001 Notes

System Design: Three Constraints

The Frame

Most system design exists because of three constraints:

  • physics
  • money
  • single source of truth

The details change from system to system, but the pressure usually comes from one of these questions:

  • What can the machine, disk, network, or human process physically not do fast enough?
  • What would be too expensive if every request paid the full cost?
  • Where is the authoritative state, and how do copies avoid becoming dangerous lies?

This is a useful filter before adding architecture. A component should be able to explain which constraint it is handling.

Examples

ExamplePrimary constraintWhy the design existsUseful question
Horizontal scalingPhysicsOne machine cannot provide infinite CPU, memory, network, heat, power, or reliability.If vertical CPU were unlimited, would throughput-driven horizontal scaling still matter as much?
Databases, Redis, caches, and indexesMoney and physicsDurable storage is slower than memory, and putting every useful byte in RAM-like storage is expensive.If every lookup were cheap RAM-speed hash-table access, how much caching and indexing would remain?
Kafka and message queuesPhysicsRequests can arrive faster than downstream work can finish.If processing were instant, would buffering still be needed for ordinary throughput?

The table is the short version of the note: architecture appears when a constraint becomes visible.

Physics

Physics shows up whenever one machine, one disk, one network link, or one process cannot keep up.

Horizontal Scaling

Horizontal scaling exists because vertical scaling is finite.

If a single CPU could become infinitely fast, many horizontal scaling problems would disappear. Reliability and fault isolation would still matter, but the basic throughput reason for adding more machines would be weaker.

The practical constraint is:

one box cannot serve all useful work forever

So the system splits work across many boxes and pays the coordination cost.

Queues

Queues exist because producers and consumers do not always move at the same speed.

If every request could be processed instantly, many message queues would not be needed for buffering. They would still be useful for durability, replay, and loose coupling, but the core pressure is that processing takes real time.

The practical constraint is:

arrival rate can exceed processing rate

So the system accepts work, stores it safely, and lets consumers drain it at a controlled pace.

Money

Money shows up when the technically simplest solution is too expensive to run at the required scale.

Databases, Indexes, Redis, And Caches

Many storage layers exist because every read cannot pay the full cost of slow storage or expensive computation.

If every dataset fit in cheap RAM and every lookup was a direct hash-table read, a lot of indexing and caching would be less important. In reality, durable storage, memory, network calls, and recomputation all cost money.

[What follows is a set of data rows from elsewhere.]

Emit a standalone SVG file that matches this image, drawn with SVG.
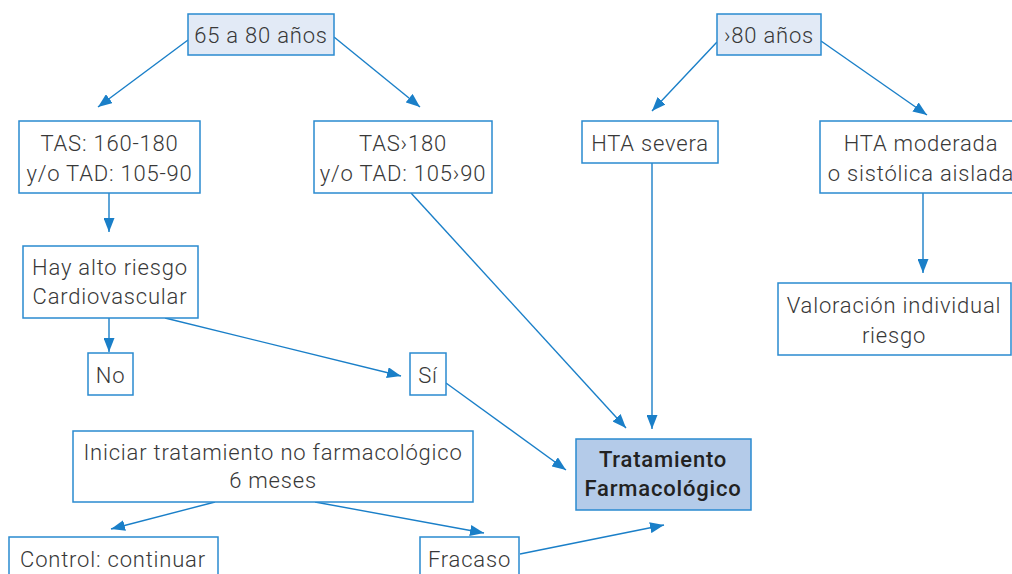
<svg xmlns="http://www.w3.org/2000/svg" width="1012" height="574" viewBox="0 0 1012 574">
  <style>
    .box { fill: #ffffff; stroke: #2a8ad0; stroke-width: 1.5; }
    .top { fill: #e2eaf6; stroke: #2a8ad0; stroke-width: 1.5; }
    .main { fill: #b4cbe9; stroke: #2a8ad0; stroke-width: 1.5; }
    text { font-family: Roboto, "Liberation Sans", sans-serif; font-size: 22px; font-weight: 300; letter-spacing: 0.8px; fill: #383838; text-anchor: middle; }
    text.b { font-weight: 500; fill: #222222; }
    .edge { stroke: #1a7fc8; stroke-width: 1.4; fill: none; marker-end: url(#arrow); }
  </style>
  <defs>
    <marker id="arrow" markerUnits="userSpaceOnUse" markerWidth="15" markerHeight="11" refX="14" refY="5.5" orient="auto">
      <path d="M0,0 L14,5.5 L0,11 z" fill="#1a7fc8"/>
    </marker>
  </defs>

  <!-- connectors -->
  <g id="connectors">
    <line class="edge" x1="188" y1="40" x2="98" y2="107"/>
    <line class="edge" x1="334" y1="37" x2="420" y2="107"/>
    <line class="edge" x1="717" y1="42" x2="652" y2="111"/>
    <line class="edge" x1="821" y1="41" x2="927" y2="115"/>
    <line class="edge" x1="109" y1="193" x2="109" y2="232"/>
    <line class="edge" x1="411" y1="193" x2="626" y2="428"/>
    <line class="edge" x1="652" y1="163" x2="652" y2="429"/>
    <line class="edge" x1="923" y1="193" x2="923" y2="273"/>
    <line class="edge" x1="109" y1="318" x2="109" y2="352"/>
    <line class="edge" x1="165" y1="318" x2="401" y2="376"/>
    <line class="edge" x1="446" y1="383" x2="566" y2="470"/>
    <line class="edge" x1="215" y1="502" x2="111" y2="529"/>
    <line class="edge" x1="315" y1="502" x2="484" y2="533"/>
    <line class="edge" x1="520" y1="554" x2="664" y2="525"/>
  </g>

  <g id="n-65-80">
    <rect class="top" x="188" y="14" width="146" height="41"/>
    <text x="261" y="43">65 a 80 años</text>
  </g>
  <g id="n-80">
    <rect class="top" x="717" y="14" width="104" height="41"/>
    <text x="769" y="43">›80 años</text>
  </g>
  <g id="n-tas160">
    <rect class="box" x="19" y="121" width="181" height="72"/>
    <text x="109.5" y="151">TAS: 160-180</text>
    <text x="109.5" y="181">y/o TAD: 105-90</text>
  </g>
  <g id="n-tas180">
    <rect class="box" x="314" y="121" width="178" height="72"/>
    <text x="403" y="151">TAS›180</text>
    <text x="403" y="181">y/o TAD: 105›90</text>
  </g>
  <g id="n-severa">
    <rect class="box" x="582" y="121" width="136" height="42"/>
    <text x="650" y="151">HTA severa</text>
  </g>
  <g id="n-moderada">
    <rect class="box" x="820" y="121" width="204" height="72"/>
    <text x="921" y="151">HTA moderada</text>
    <text x="921" y="181">o sistólica aislada</text>
  </g>
  <g id="n-riesgo">
    <rect class="box" x="23" y="246" width="175" height="72"/>
    <text x="110" y="275">Hay alto riesgo</text>
    <text x="110" y="304">Cardiovascular</text>
  </g>
  <g id="n-no">
    <rect class="box" x="88" y="353" width="45" height="42"/>
    <text x="110.5" y="383">No</text>
  </g>
  <g id="n-si">
    <rect class="box" x="410" y="353" width="36" height="42"/>
    <text x="428" y="383">Sí</text>
  </g>
  <g id="n-valoracion">
    <rect class="box" x="778" y="283" width="233" height="72"/>
    <text x="894" y="313">Valoración individual</text>
    <text x="894" y="343">riesgo</text>
  </g>
  <g id="n-tratamiento">
    <rect class="main" x="576" y="439" width="175" height="71"/>
    <text class="b" x="663" y="467">Tratamiento</text>
    <text class="b" x="663" y="496">Farmacológico</text>
  </g>
  <g id="n-iniciar">
    <rect class="box" x="73" y="431" width="400" height="71"/>
    <text x="273" y="460">Iniciar tratamiento no farmacológico</text>
    <text x="273" y="488">6 meses</text>
  </g>
  <g id="n-control">
    <rect class="box" x="9" y="537" width="209" height="60"/>
    <text x="113" y="567">Control: continuar</text>
  </g>
  <g id="n-fracaso">
    <rect class="box" x="420" y="537" width="99" height="60"/>
    <text x="469.5" y="567">Fracaso</text>
  </g>
</svg>
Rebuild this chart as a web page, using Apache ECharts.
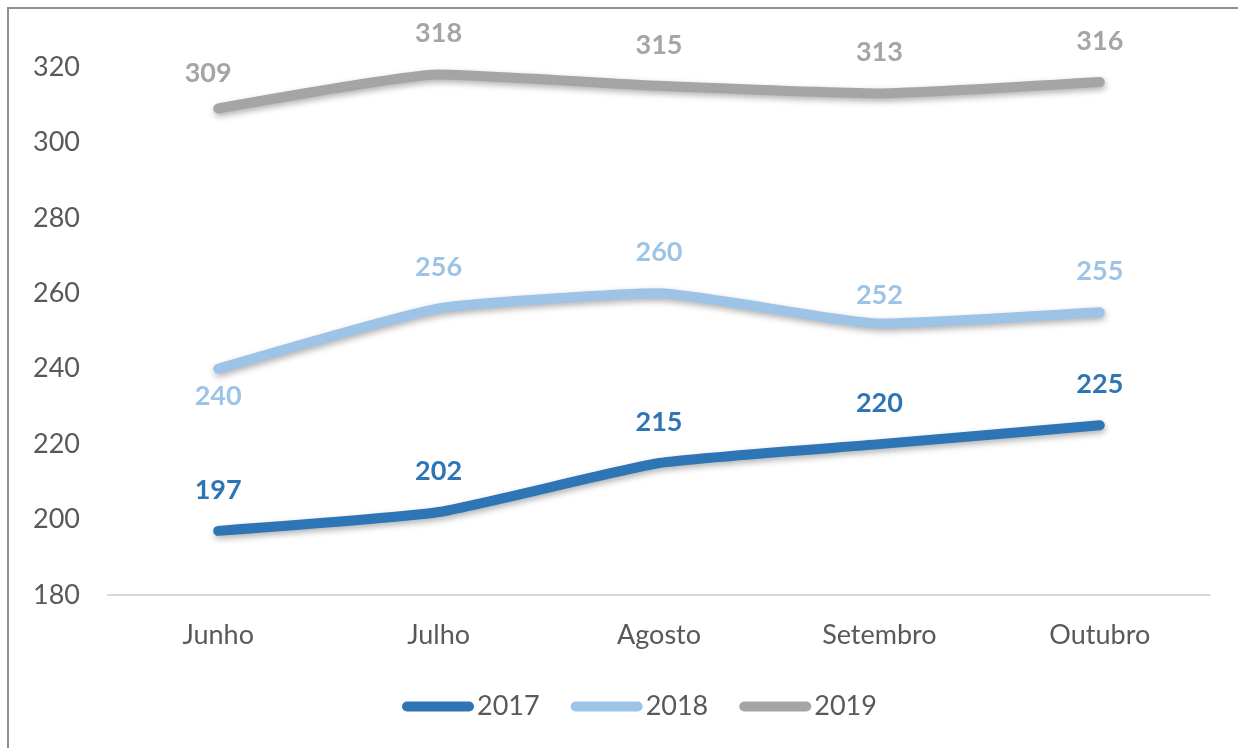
<!DOCTYPE html>
<html>
<head>
<meta charset="utf-8">
<script src="https://cdn.jsdelivr.net/npm/echarts@6/dist/echarts.min.js"></script>
<style>
  html, body { margin: 0; padding: 0; background: #fff; overflow: hidden; }
  #main { width: 1238px; height: 748px; }
  #frame { position: absolute; left: 7px; top: 7px; width: 1260px; height: 780px; border: 2px solid #8f8f8f; pointer-events: none; }
</style>
</head>
<body>
<div id="main"></div>
<div id="frame"></div>
<script>
// dados
var meses = ['Junho', 'Julho', 'Agosto', 'Setembro', 'Outubro'];
var anos = ['2017', '2018', '2019'];
var v2017 = [197, 202, 215, 220, 225];
var v2018 = [240, 256, 260, 252, 255];
var v2019 = [309, 318, 315, 313, 316];
var cores = ['#2E75B6', '#9DC3E6', '#A5A5A5'];

var fonte = 'Lato';

// rótulos fora do padrão (posição)
function pontos(valores, ajustes) {
    return valores.map(function (v, i) {
        if (ajustes && ajustes[i]) return { value: v, label: ajustes[i] };
        return v;
    });
}

function serie(nome, valores, cor, ajustes) {
    return {
        name: nome,
        type: 'line',
        data: pontos(valores, ajustes),
        smooth: 0.15,
        symbol: 'circle',
        symbolSize: 1,
        itemStyle: { color: cor },
        lineStyle: {
            color: cor,
            width: 10,
            cap: 'round',
            join: 'round',
            shadowColor: 'rgba(0,0,0,0.3)',
            shadowBlur: 6,
            shadowOffsetX: 1,
            shadowOffsetY: 3
        },
        label: {
            show: true,
            position: 'top',
            distance: 27,
            color: cor,
            fontFamily: fonte,
            fontWeight: 'bold',
            fontSize: 27
        },
        emphasis: { disabled: true }
    };
}

var myChart = echarts.init(document.getElementById('main'));
myChart.setOption({
    animation: false,
    color: cores,
    grid: { left: 108, right: 28, top: 67, bottom: 153 },
    legend: {
        data: anos,
        top: 688,
        left: 397,
        icon: 'path://M5,0 H67 A5,5 0 0 1 67,10 H5 A5,5 0 0 1 5,0 Z',
        itemWidth: 72,
        itemHeight: 10,
        itemGap: 31,
        textStyle: { color: '#595959', fontFamily: fonte, fontSize: 27, padding: [0, 0, 0, -2] }
    },
    xAxis: {
        type: 'category',
        data: meses,
        boundaryGap: true,
        axisTick: { show: false },
        axisLine: { lineStyle: { color: '#D9D9D9', width: 2 } },
        axisLabel: { color: '#595959', fontFamily: fonte, fontSize: 27, margin: 27 }
    },
    yAxis: {
        type: 'value',
        min: 180,
        max: 320,
        interval: 20,
        splitLine: { show: false },
        axisLine: { show: false },
        axisTick: { show: false },
        axisLabel: { color: '#595959', fontFamily: fonte, fontSize: 27, margin: 28 }
    },
    series: [
        serie('2017', v2017, cores[0]),
        serie('2018', v2018, cores[1], { 0: { position: 'bottom', distance: 14 }, 3: { distance: 14 } }),
        serie('2019', v2019, cores[2], { 0: { distance: 21, offset: [-10, 0] } })
    ]
});
</script>
</body>
</html>
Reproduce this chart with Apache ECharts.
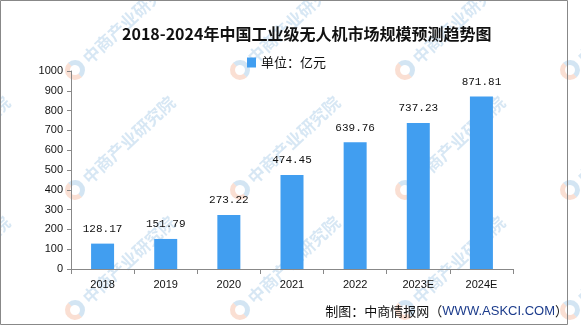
<!DOCTYPE html>
<html><head><meta charset="utf-8">
<script src="https://cdn.jsdelivr.net/npm/echarts@6/dist/echarts.min.js"></script>
<style>html,body{margin:0;padding:0;background:#fff}#c{width:581px;height:327px}</style>
</head><body><div id="c"></div>
<script>
var categories = ['2018','2019','2020','2021','2022','2023E','2024E'];
var values = [128.17,151.79,273.22,474.45,639.76,737.23,871.81];
var yTicks = [0,100,200,300,400,500,600,700,800,900,1000];
var seriesName = '单位：亿元';
var titleText = '2018-2024年中国工业级无人机市场规模预测趋势图';

var chart = echarts.init(document.getElementById('c'), null, {renderer:'canvas'});

var wm = [];
var xs = [-90, 75, 240, 405, 570];
var ys = [70, 190, 310];
xs.forEach(function(x){ ys.forEach(function(y){
  wm.push({type:'group', x:x, y:y, rotation:0.75, z:100, silent:true, children:[
    {type:'sector', shape:{cx:0,cy:0,r:10,r0:5,startAngle:Math.PI*0.5,endAngle:Math.PI*1.5}, style:{fill:'rgba(240,150,110,0.3)'}},
    {type:'sector', shape:{cx:0,cy:0,r:10,r0:5,startAngle:-Math.PI*0.5,endAngle:Math.PI*0.5}, style:{fill:'rgba(110,170,215,0.3)'}},
    {type:'text', x:14, y:0, style:{text:'中商产业研究院', fill:'rgba(110,170,215,0.28)', font:'bold 17px "Noto Sans CJK SC"', textVerticalAlign:'middle'}}
  ]});
});});

chart.setOption({
  backgroundColor:'#fff',
  animation:false,
  title:{text:titleText, left:117, top:21, textStyle:{fontSize:16, fontWeight:'bold', color:'#111', fontFamily:'"Noto Sans CJK SC"'}},
  legend:{data:[seriesName], left:242, top:51, icon:'rect', itemWidth:9, itemHeight:10, textStyle:{fontSize:13, color:'#111', fontFamily:'"Noto Sans CJK SC"'}},
  grid:{left:71, right:68, top:71, bottom:58},
  xAxis:{type:'category', data:categories,
    axisLine:{lineStyle:{color:'#888'}},
    axisTick:{show:true, length:5, lineStyle:{color:'#888'}},
    axisLabel:{color:'#111', fontSize:11, margin:10, fontFamily:'"Liberation Sans"'}},
  yAxis:{type:'value', min:0, max:1000, interval:100,
    axisLine:{show:true, lineStyle:{color:'#888'}},
    axisTick:{show:true, length:4, lineStyle:{color:'#888'}},
    splitLine:{show:false},
    axisLabel:{color:'#111', fontSize:11, margin:8, fontFamily:'"Liberation Sans"', formatter:function(v){return String(v);}}},
  series:[{name:seriesName, type:'bar', data:values, barWidth:23,
    itemStyle:{color:'#419ef0'},
    label:{show:true, position:'top', distance:9, color:'#111', fontSize:11, fontFamily:'"Liberation Mono"',
      formatter:function(p){return p.value.toFixed(2);}}}],
  graphic:[
    {type:'rect', shape:{x:0.5,y:0.5,width:567,height:324}, style:{fill:'none', stroke:'#888', lineWidth:1}, z:50}
  ].concat(wm).concat([
    {type:'text', right:13, top:305, z:120, style:{rich:{a:{fill:'#111', font:'13px "Noto Sans CJK SC"'}, b:{fill:'#1c3c8c', font:'13px "Liberation Sans"'}}, text:'{a|制图：中商情报网（}{b|WWW.ASKCI.COM}{a|）}'}}
  ])
});
</script></body></html>
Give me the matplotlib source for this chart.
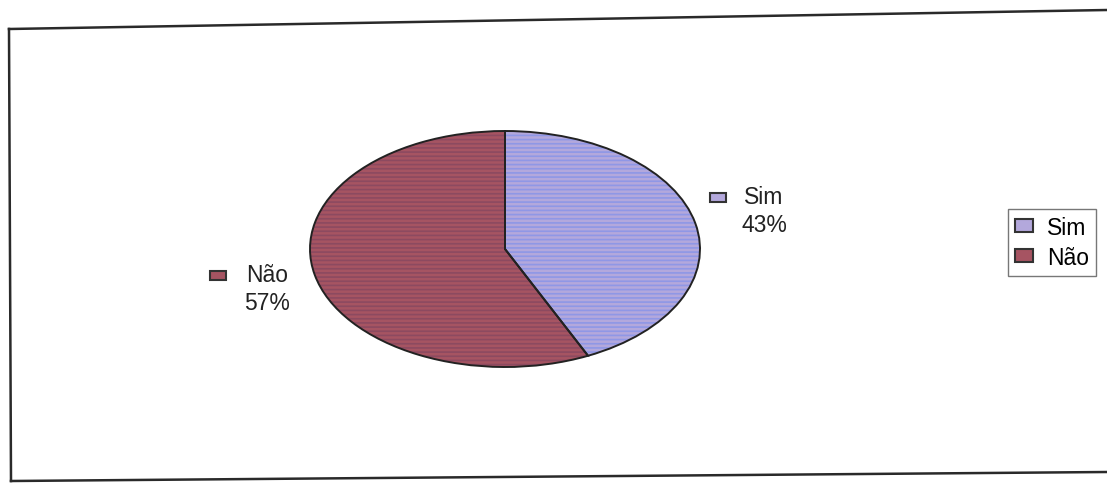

The practical constraint is:

the common read must not pay the most expensive path

So the system keeps cheaper copies, indexes, aggregates, or cached answers close to the read path.

Single Source Of Truth

The single source of truth constraint appears when a system has many copies but only one answer is allowed to be authoritative.

Caching, replicas, search indexes, static pages, materialized views, and analytics tables all create faster or more convenient reads. They also create a correctness question:

which copy is allowed to decide truth?

If the answer is unclear, the system becomes hard to debug. Different users can see different realities, and every incident becomes an argument about which data is real.

Good design makes this explicit:

  • where truth is written
  • how derived copies are built
  • when stale reads are acceptable
  • how invalid copies are expired, rebuilt, or rejected

Design Check

Before adding a system component, ask what constraint it is paying for:

  • Load balancer: is this for traffic distribution, availability, or operational routing?
  • Cache: is this reducing read cost, hiding latency, or absorbing bursts?
  • Queue: is this buffering work, decoupling failure, enabling replay, or smoothing throughput?
  • Database replica: is this improving read capacity, availability, locality, or recovery?
  • Search index: is this serving a query shape the source store cannot answer cheaply?

If the component cannot name the constraint, it may be decoration.

The simplest useful design is usually the one where every moving part has a visible job against physics, money, or truth.